Y mientras unos compran ropa
otros van por herramientas, por gafas para sol, por útiles escolares, por
bicicletas, por refacciones, por chucherías con que adornar los rinconcitos de
la casa de interés social, y por una larga lista de cosas que el lector preferirá conocer por sí
mismo. Al “sobre ruedas” se va a comprar
y a olvidar, a pensar y a dejar de pensar, a pasear con el perro y con la perra
soledad, a tener charlas informales que sólo ahí pueden tener lugar, a convivir con otros
seres humanos que padecen la misma suerte que uno, a pasar con la familia un
humilde rato agradable que compense -no del todo, por supuesto- la
imposibilidad de disfrutar de otras distracciones por falta de recursos.
Para
conocer la idiosincrasia de Tijuana basta con ir al “sobre ruedas”. No trate de entender a la ciudad mediante libros,
hágalo leyendo los rostros, los gestos, los ademanes, el vocabulario de
su gente que se da cita en el mercado ambulante. El alma de las ciudades está en sus
ciudadanos.

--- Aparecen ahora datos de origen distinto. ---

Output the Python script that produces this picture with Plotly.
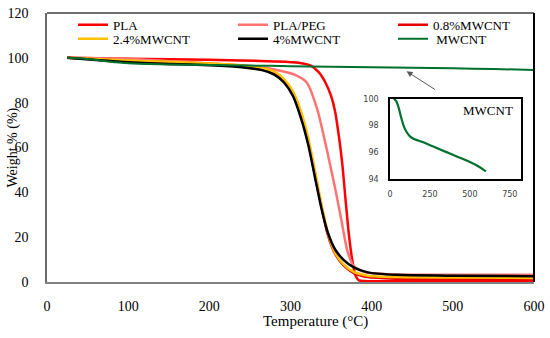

Tómese el tiempo para conocer a las mujeres y a los hombres que con
una sonrisa extraída de su habitual estado vegetativo desfilan por los pasillos
congestionados del “sobre” y empápese un
poquito tan sólo un poquito de su historia, quizá descubra que el “vamos al
sobre” no es otra cosa que el preludio de una gran excursión por las entrañas
humanas de esta nuestra ciudad de concreto blanco.